Araştırma, bilim insanlarının farklı hastalıkların daha iyi anlamasına yardımcı olabilir. Örneğin araştırma, bir numunedeki kanser hücrelerinin yerinin haritasını çıkarabiliyor. DNA’lardaki bu sentetik etiketler, tümör hücrelerindeki reseptör ve moleküllerin yerini bulmaya da yardımcı olabiliyor.
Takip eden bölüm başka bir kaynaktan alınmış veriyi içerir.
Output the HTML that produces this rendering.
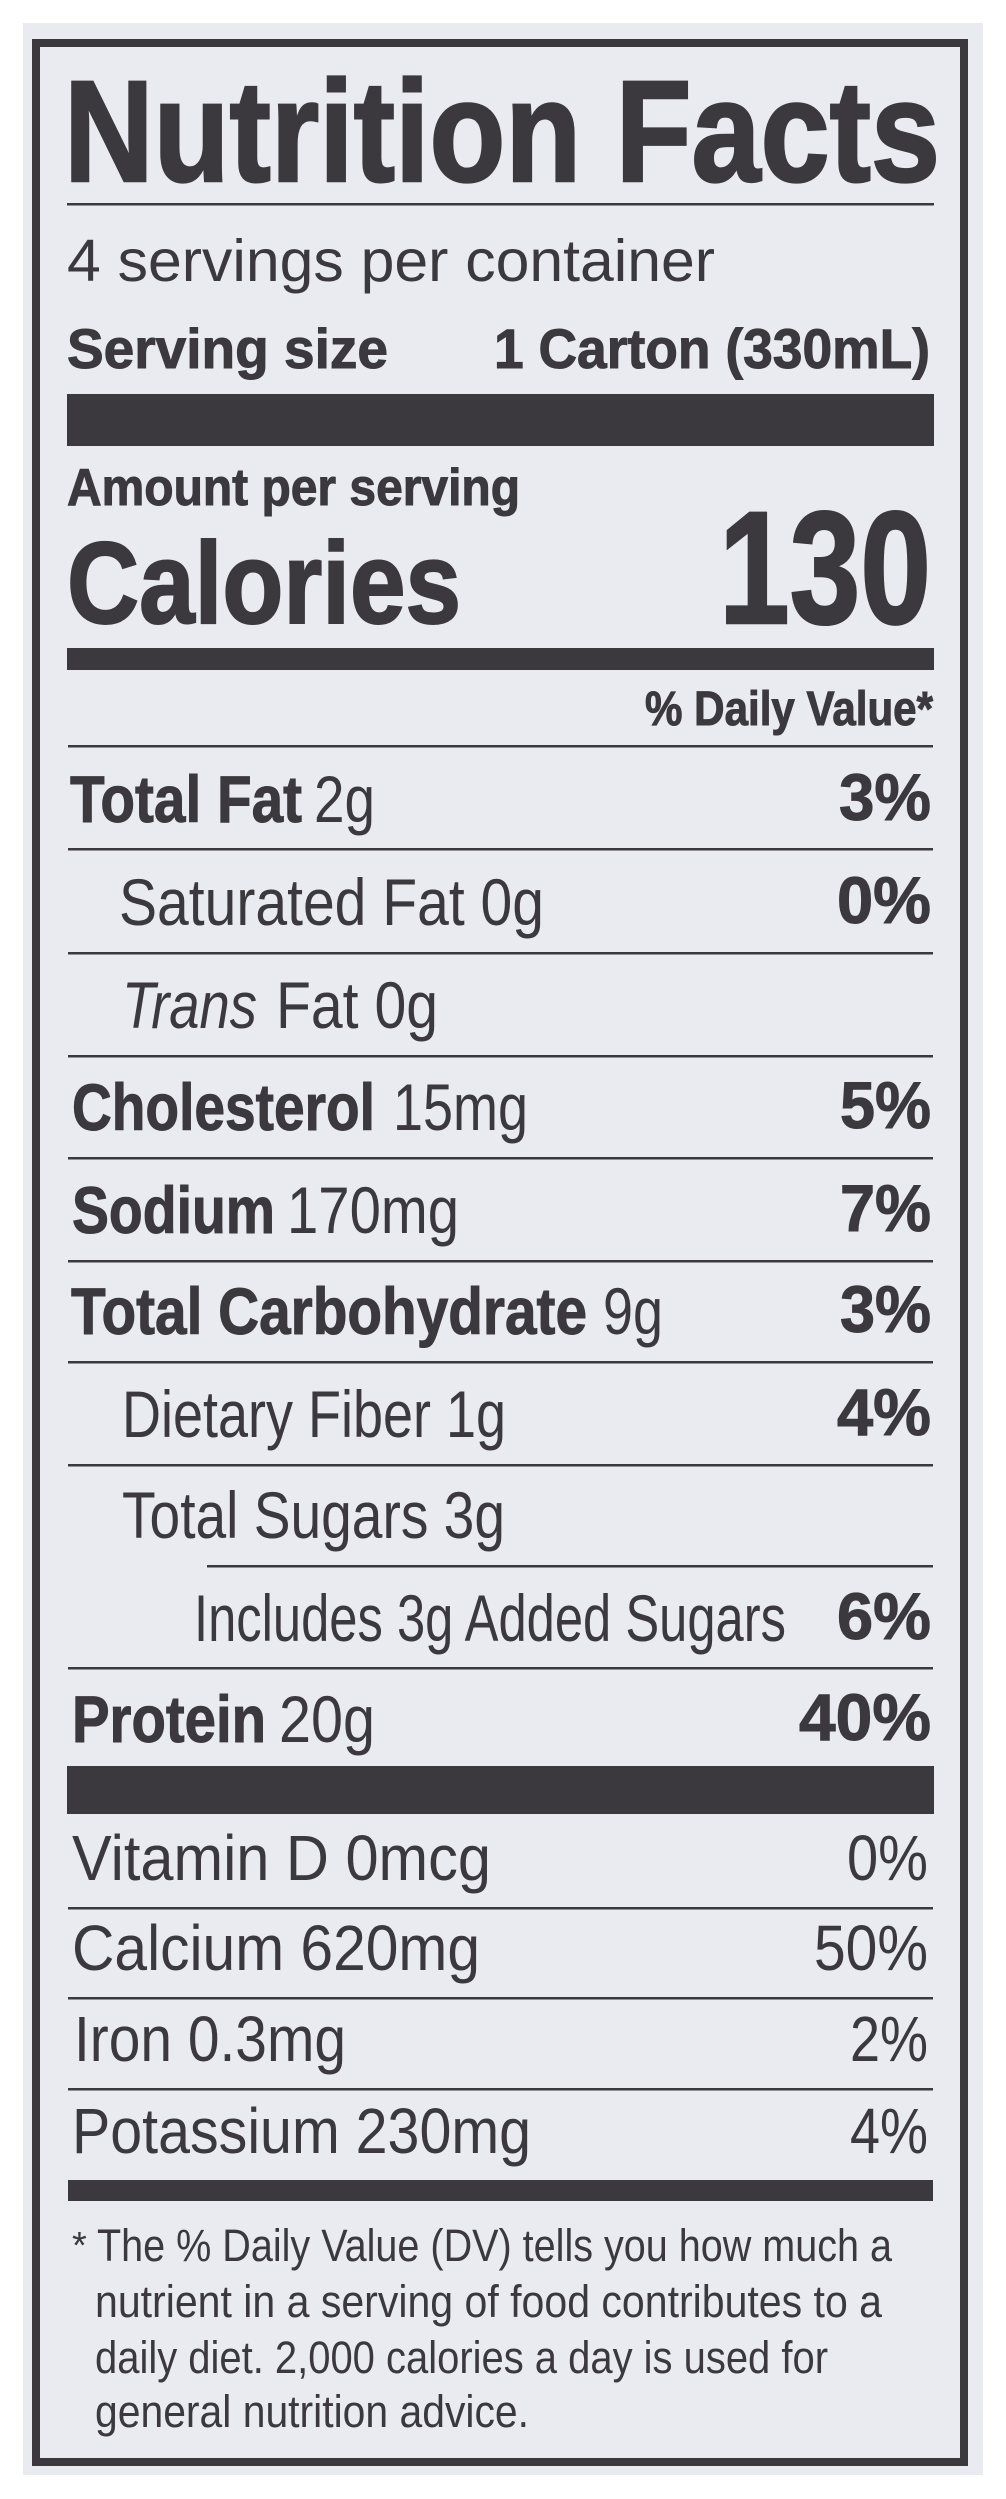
<!DOCTYPE html>
<html>
<head>
<meta charset="utf-8">
<style>
  html, body { margin: 0; padding: 0; background: #ffffff; }
  svg { display: block; }
  .b { font-family: "Liberation Sans", sans-serif; font-weight: bold; fill: #3b393d; stroke: #3b393d; stroke-width: 1; }
  .r { font-family: "Liberation Sans", sans-serif; font-weight: normal; fill: #3b393d; }
  .i { font-family: "Liberation Sans", sans-serif; font-weight: normal; font-style: italic; fill: #3b393d; }
</style>
</head>
<body>
<svg xmlns="http://www.w3.org/2000/svg" width="1006" height="2499" viewBox="0 0 1006 2499">
  <rect x="0" y="0" width="1006" height="2499" fill="#ffffff"/>
  <rect x="23" y="23" width="960" height="2452" fill="#e9ebf0"/>
  <g fill="#3b393d">
    <rect x="32" y="39" width="936" height="8"/>
    <rect x="32" y="2458" width="936" height="8"/>
    <rect x="32" y="39" width="8" height="2427"/>
    <rect x="960" y="39" width="8" height="2427"/>
  </g>

  <text class="b" x="64" y="181" font-size="144" textLength="876" lengthAdjust="spacingAndGlyphs" style="stroke-width:2.5">Nutrition Facts</text>
  <rect x="67" y="203" width="867" height="2.5" fill="#3b393d"/>

  <text class="r" x="67" y="281" font-size="59" textLength="648" lengthAdjust="spacingAndGlyphs">4 servings per container</text>
  <text class="b" x="67" y="368" font-size="56" textLength="321" lengthAdjust="spacingAndGlyphs">Serving size</text>
  <text class="b" x="494" y="368" font-size="56" textLength="436" lengthAdjust="spacingAndGlyphs">1 Carton (330mL)</text>

  <rect x="67" y="394" width="867" height="52" fill="#3b393d"/>

  <text class="b" x="67" y="505" font-size="52" textLength="453" lengthAdjust="spacingAndGlyphs">Amount per serving</text>
  <text class="b" x="67" y="623" font-size="116" textLength="394" lengthAdjust="spacingAndGlyphs" style="stroke-width:2">Calories</text>
  <text class="b" x="719" y="623" font-size="160" textLength="212" lengthAdjust="spacingAndGlyphs" style="stroke-width:2.5">130</text>

  <rect x="67" y="648" width="867" height="22" fill="#3b393d"/>

  <text class="b" x="645" y="725" font-size="48" textLength="288" lengthAdjust="spacingAndGlyphs">% Daily Value*</text>

  <g fill="#3b393d">
    <rect x="68" y="745" width="865" height="2.5"/>
    <rect x="68" y="848" width="865" height="2.5"/>
    <rect x="68" y="952" width="865" height="2.5"/>
    <rect x="68" y="1055" width="865" height="2.5"/>
    <rect x="68" y="1157" width="865" height="2.5"/>
    <rect x="68" y="1260" width="865" height="2.5"/>
    <rect x="68" y="1361" width="865" height="2.5"/>
    <rect x="68" y="1464" width="865" height="2.5"/>
    <rect x="207" y="1565" width="726" height="2.5"/>
    <rect x="68" y="1667" width="865" height="2.5"/>
  </g>

  <text class="b" x="70" y="822" font-size="66" textLength="232" lengthAdjust="spacingAndGlyphs">Total Fat</text>
  <text class="r" x="314" y="822" font-size="66" textLength="61" lengthAdjust="spacingAndGlyphs">2g</text>
  <text class="b" x="839" y="820" font-size="66" textLength="92" lengthAdjust="spacingAndGlyphs">3%</text>

  <text class="r" x="119" y="925" font-size="66" textLength="425" lengthAdjust="spacingAndGlyphs">Saturated Fat 0g</text>
  <text class="b" x="837" y="923" font-size="66" textLength="94" lengthAdjust="spacingAndGlyphs">0%</text>

  <text class="i" x="122" y="1028" font-size="66" textLength="135" lengthAdjust="spacingAndGlyphs">Trans</text>
  <text class="r" x="276" y="1028" font-size="66" textLength="162" lengthAdjust="spacingAndGlyphs">Fat 0g</text>

  <text class="b" x="72" y="1130" font-size="66" textLength="303" lengthAdjust="spacingAndGlyphs">Cholesterol</text>
  <text class="r" x="393" y="1130" font-size="66" textLength="135" lengthAdjust="spacingAndGlyphs">15mg</text>
  <text class="b" x="840" y="1128" font-size="66" textLength="91" lengthAdjust="spacingAndGlyphs">5%</text>

  <text class="b" x="72" y="1233" font-size="66" textLength="203" lengthAdjust="spacingAndGlyphs">Sodium</text>
  <text class="r" x="287" y="1233" font-size="66" textLength="172" lengthAdjust="spacingAndGlyphs">170mg</text>
  <text class="b" x="840" y="1231" font-size="66" textLength="91" lengthAdjust="spacingAndGlyphs">7%</text>

  <text class="b" x="71" y="1334" font-size="66" textLength="516" lengthAdjust="spacingAndGlyphs">Total Carbohydrate</text>
  <text class="r" x="603" y="1334" font-size="66" textLength="60" lengthAdjust="spacingAndGlyphs">9g</text>
  <text class="b" x="840" y="1332" font-size="66" textLength="91" lengthAdjust="spacingAndGlyphs">3%</text>

  <text class="r" x="122" y="1437" font-size="66" textLength="384" lengthAdjust="spacingAndGlyphs">Dietary Fiber 1g</text>
  <text class="b" x="837" y="1435" font-size="66" textLength="94" lengthAdjust="spacingAndGlyphs">4%</text>

  <text class="r" x="122" y="1538" font-size="66" textLength="383" lengthAdjust="spacingAndGlyphs">Total Sugars 3g</text>

  <text class="r" x="194" y="1641" font-size="66" textLength="592" lengthAdjust="spacingAndGlyphs">Includes 3g Added Sugars</text>
  <text class="b" x="837" y="1639" font-size="66" textLength="94" lengthAdjust="spacingAndGlyphs">6%</text>

  <text class="b" x="72" y="1742" font-size="66" textLength="194" lengthAdjust="spacingAndGlyphs">Protein</text>
  <text class="r" x="279" y="1742" font-size="66" textLength="96" lengthAdjust="spacingAndGlyphs">20g</text>
  <text class="b" x="799" y="1740" font-size="66" textLength="132" lengthAdjust="spacingAndGlyphs">40%</text>

  <rect x="67" y="1766" width="867" height="48" fill="#3b393d"/>

  <g fill="#3b393d">
    <rect x="68" y="1907" width="865" height="2.5"/>
    <rect x="68" y="1997" width="865" height="2.5"/>
    <rect x="68" y="2088" width="865" height="2.5"/>
  </g>
  <text class="r" x="72" y="1880" font-size="64" textLength="419" lengthAdjust="spacingAndGlyphs">Vitamin D 0mcg</text>
  <text class="r" x="847" y="1880" font-size="64" textLength="81" lengthAdjust="spacingAndGlyphs">0%</text>

  <text class="r" x="72" y="1970" font-size="64" textLength="408" lengthAdjust="spacingAndGlyphs">Calcium 620mg</text>
  <text class="r" x="814" y="1970" font-size="64" textLength="114" lengthAdjust="spacingAndGlyphs">50%</text>

  <text class="r" x="74" y="2061" font-size="64" textLength="272" lengthAdjust="spacingAndGlyphs">Iron 0.3mg</text>
  <text class="r" x="850" y="2061" font-size="64" textLength="78" lengthAdjust="spacingAndGlyphs">2%</text>

  <text class="r" x="72" y="2153" font-size="64" textLength="459" lengthAdjust="spacingAndGlyphs">Potassium 230mg</text>
  <text class="r" x="850" y="2153" font-size="64" textLength="78" lengthAdjust="spacingAndGlyphs">4%</text>

  <rect x="68" y="2180" width="865" height="21" fill="#3b393d"/>

  <text class="r" x="72" y="2258" font-size="38">*</text>
  <text class="r" x="97" y="2261" font-size="45" textLength="795" lengthAdjust="spacingAndGlyphs">The % Daily Value (DV) tells you how much a</text>
  <text class="r" x="95" y="2317" font-size="45" textLength="787" lengthAdjust="spacingAndGlyphs">nutrient in a serving of food contributes to a</text>
  <text class="r" x="95" y="2373" font-size="45" textLength="733" lengthAdjust="spacingAndGlyphs">daily diet. 2,000 calories a day is used for</text>
  <text class="r" x="95" y="2427" font-size="45" textLength="434" lengthAdjust="spacingAndGlyphs">general nutrition advice.</text>
</svg>
</body>
</html>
Weinstein, “Biz, DNA’yı matematiksel olarak ışık mikrospokisindeki fotonlara benzer şekilde kullandık” diyor ve ekliyor: “Bu teknik, bizim biyolojiyi hücresel olarak görselleştirmemizi ve onu insan gözüyle görünenden çok daha farklı bir şekilde görmemizi sağlayacak.”